If you don’t mind, can you describe for our readers what Something Terrible is about?
Something Terrible is my own secret origin, beginning with a violent, three-day event that took place when I was six years old, when I was sexually abused and shown the gun that would be used to murder my family if I told anyone. But the majority of the story is about my journey to recovery, helped along by the greatest superhero borne of childhood trauma, Batman. It deals with my fears of being trapped in the oft-repeated misconception of the “cycle of violence” of these cases, perpetuated by ignorant film and television writers. It’s just one of those things people think because they heard it on a show or in an anecdote in a public speech. It’s just not true.
When did you decide that it was time to tell this story?

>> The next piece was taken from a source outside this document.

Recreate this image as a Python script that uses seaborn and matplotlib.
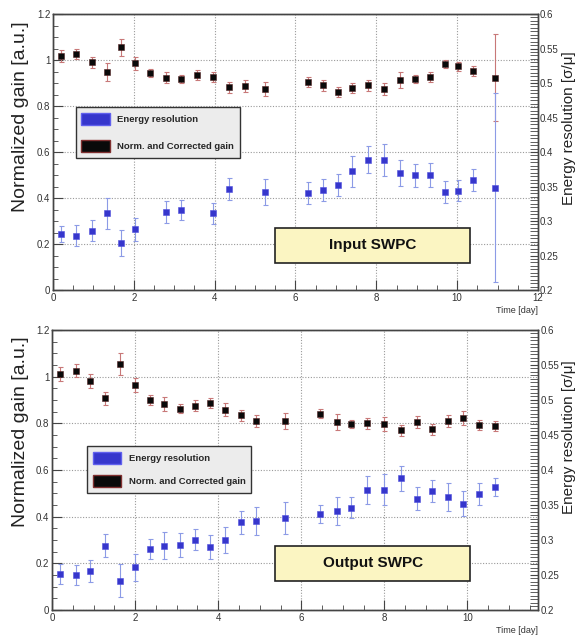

I knew I had to tell this story once I found out that the whole idea of that was false, but it took me a while to figure out how to do it. Thanks to my dear friend, Ben Acker, for pushing me to find a way, so that the news that had finally freed me of my imagined personal demons could help others. I’d been trying to explain to Ben why I hated stories about Batman being this still-traumatized psycho, unable to move past the pain of his parents’ death. Trauma can have that affect, I’m sure. But Batman specifically built himself into the solution for others. He can’t change his past. But he can save others’ futures. That idea has resonated with me my entire life.
Was it something you kept to yourself or did you discuss it with those around you?
While I was working on it, I started to open up to my very closest friends about the project. I needed to dip my toe in the water, I guess. I’d kept this secret from nearly everyone my entire life, so opening up about it meant accepting that it might go horribly wrong, and people could change the way they see me, possibly for the worse. I’ve been overwhelmed to find that my friends and the wonderful people I believe them to be, and have supported me the whole way, as I worked to make this comic a reality.
Traumatic childhood events tend to stay with us even into adulthood, influencing us in ways we can’t predict, even when we have children of our own.
Your story is a visual interpretation of that experience. Were there moments of hesitation or was it all in, full steam ahead when you decided you were going to tell THIS story?
I had moments of doubt. I mean, I’m an extremely open person, I think probably because I had such a huge secret taking up all the space in the secret locker in my brain. But I knew what it had meant to me to find out there wasn’t something terrible lurking in my subconscious, so I knew I had to tell this story to free others. I pushed through the doubt. I knew this might be the most useful thing I ever do in comics. It was actually the first time I’ve ever been afraid of dying, working on this, because I was afraid I might not get it done. If something happened to me, how long would it be before someone else was able to tell this story in a similar fashion? It is so rare in life to be able to see that this task is specifically a job for you. This was a job for Dean Trippe. And I’m incredibly glad I was able to do it.
Back to the mechanics, I love the moody blue, then what happens later. Obvious question: Was it methodical or just something you felt your way through?
I found it while I was working on it. I’d considered full color for the story when I was thumb nailing it, but the first panels looked right in black and white. Then a cover test looked cool with the bluish gray spot-color, which added depth, but didn’t cheapen the weight of the story. (That cover test became the fourth panel on the page when I get my first Batman shirt.) And when I got to page twelve, the big shot with all the superheroes, I couldn’t see it in any other way but full color, which gave me the idea for the color light introduction on the previous page’s final panel.
Are there any “go to” tools for all of your projects? Old faithful? I’ve got artist friends that even name their favorite instruments of creation.
I use a Wacom tablet and the pencil tool with a simple round brush shape in Photoshop for basically everything, from sketching, to inking, to coloring. I know almost no one else that works with the pencil tool, but I have to tell you, it is the BEST.
How has the response been for Something Terrible? The reviews I’ve come across so far seem to be highly respectful and positive.
Pretty wonderful, so far. I mean, I suppose it’s a bit critic-proof, really. You’re not going to see a review that says, “Trippe really phoned it in on this panel” when the following line would have to be “when he ripped his heart out and threw it on the page in order to help other victims of sexual violence,” you know? But the reviews have been kinder and warmer and more thoughtful than anything I’ve ever experienced as a creator, and it means the world to me that so many folks are sharing it, so others can benefit from it. I’ve been getting letters almost every day from other former victims, so I’m honored and humbled to see it’s having the effect. It worked.
Any plans to go to a printed format with Something Terrible?
What’s next for Dean Trippe? Where do you go from here or anything you’re currently working on that people should keep a look out for?
Next up, two superhero stories. My five-year-old son and I are working on The Balance, a short superhero team story with a time-travel villain, and then it’s on to Butterfly Lark and the Possibles.
Once again Dean Trippe, thank you for talking with us, we look forward to more inspiring creations from you!
You’re very welcome, and thank you so much!